I think he was looking for a much richer taste than the lean, brett-influenced taste of long-stored and shipped IPA. The richness of English ale was probably a cherished memory for many who tasted Hodgson’s and Bass’s produce and they yearned for something different, or at least, an alternative.

This recipe would provide that, however, would it fret – re-ferment and spoil –  on the trip over? He doesn’t address that other than to require a few days working out so the beer would purge of yeast. This was to ensure a relatively stable product when loaded on the ships. But still.

No hops information is given, the boil stage is omitted, probably from space limitations. We can only guess whether a level suitable for mild ale or pale ale was used. I’d think the former given he says “not too pale” and the dislike of the “made-up” taste.

Finally, his grist is all-malted wheat. This is unusual and would not of course have been seen in England. Perhaps there wasn’t enough malting barley handy to Sydney then. Australia did later grow good malting barley, and still does. Working with an all-wheat mash would surely have entailed problems of mash drainage given wheat doesn’t have the thick husk of barley. But presumably he had a way around that. The article stresses the experience of this brewer and the recipe certainly shows that.

Who will brew the Aussie beer for India that never was? Call it 1837 Sydney India Ale.

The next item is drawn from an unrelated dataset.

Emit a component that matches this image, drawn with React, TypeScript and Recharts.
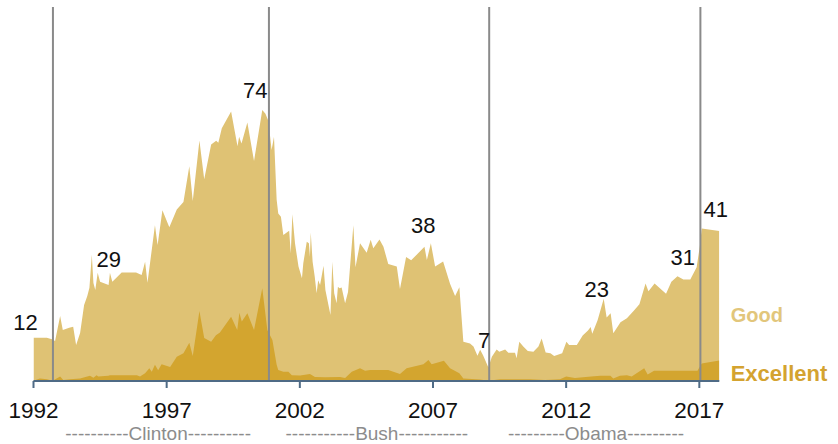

*Due to Ron Pattinson’s suggestion (see comments) that the 16 pounds of cleansing gravity would likely fall to about 10 on racking, I’ve adjusted the text from the earlier version to reflect this. Thanks Ron.





2 thoughts on “1837 Sydney India Ale

    • Thanks and I get an estimated abv of 9.32%, which arguably isn’t greatly in excess of what Hodgson Pale Ale was, as I argued here.

      His main point seems to be, or as I get it, not so much the strength, but it won’t be as “made up” meaning probably not as hoppy and tasting sweeter, more “aleish” to use a term from the era.

      But indirectly I believe it’s some evidence that Hodgson’s, which in ’37 would have been the gold standard or in peoples’ memories, was not a weak beer.